A juicy, maple-broiled steak with grilled peppers can be ready in less time than it takes to catch up on your email (and it's way more satisfying, too). Plus, four more superspeedy meals.
By Lynn Andriani
The Steak That Tastes As If It's Been Marinating All Day
W/W Twentyfirst Corp.
Stop salivating and start gathering your ingredients (which will take about 30 seconds). Do some minimal prep work (mince a canned chipotle chili and garlic; zest an orange; measure out maple syrup and a couple of spices; mix it all together). Rub everything on both sides of two steaks and slide the meat under the broiler. While it cooks, sear red and yellow bell peppers in a grill pan on your stove, and 10 minutes later, dig in to an astonishingly flavor-packed meal that's equal parts salty, sweet and savory.
The most difficult part of this recipe may be resisting the urge to toss every other piece of avocado into your mouth while speedily chopping the three main ingredients (the other two are cucumber and bell pepper). If you can get past that, all you have to do is season boneless, skinless chicken thighs with a simple spice mixture and cut up the vegetables for the salsa. Line the baking sheet with foil before you cook the meat (10 minutes, tops, under the broiler) so cleanup will be just as easy.
The secret to Mario Batali's no-layering, no-stress dish is treating lasagna noodles the same as any other pasta. The chef boils the sheets until they're al dente (which takes about eight minutes), and then tosses them with a five-minute tomato sauce flavored with store-bought or homemade olive paste and green olives.
A Fresh Stovetop Pork Dinner (That's Healthier, Too)
Pork scaloppine already has one shortcut going for it, since you start with thin cuts of meat that cook quickly. But while traditional recipes have you dredge the cutlets in flour, this version skips that step and just has you use a superhot cast-iron skillet instead. You'll get a similarly crisp exterior and shave at least 10 minutes off the prep time. A zippy topping made from parsley, lemon zest, capers, garlic, tomato and arugula adds a burst of fresh flavor to this easy classic.

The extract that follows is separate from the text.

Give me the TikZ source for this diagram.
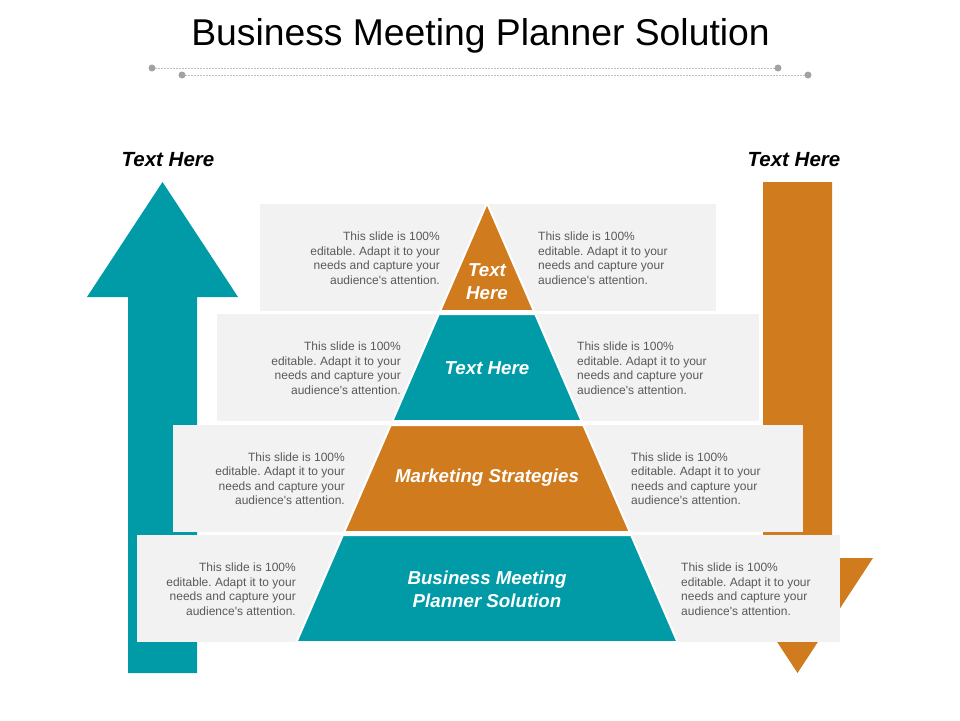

Pizza itself doesn't take long to bake, but getting the oven hot enough can take a half hour. This smart recipe for stovetop pizza solves that problem by having you cook dough in a pan on the stove until the bottom is crisp, and then finish it under the broiler (which heats up in a flash). Thin slices of zucchini or fresh spinach or arugula leaves are great on top; they'll wilt under the broiler within a minute.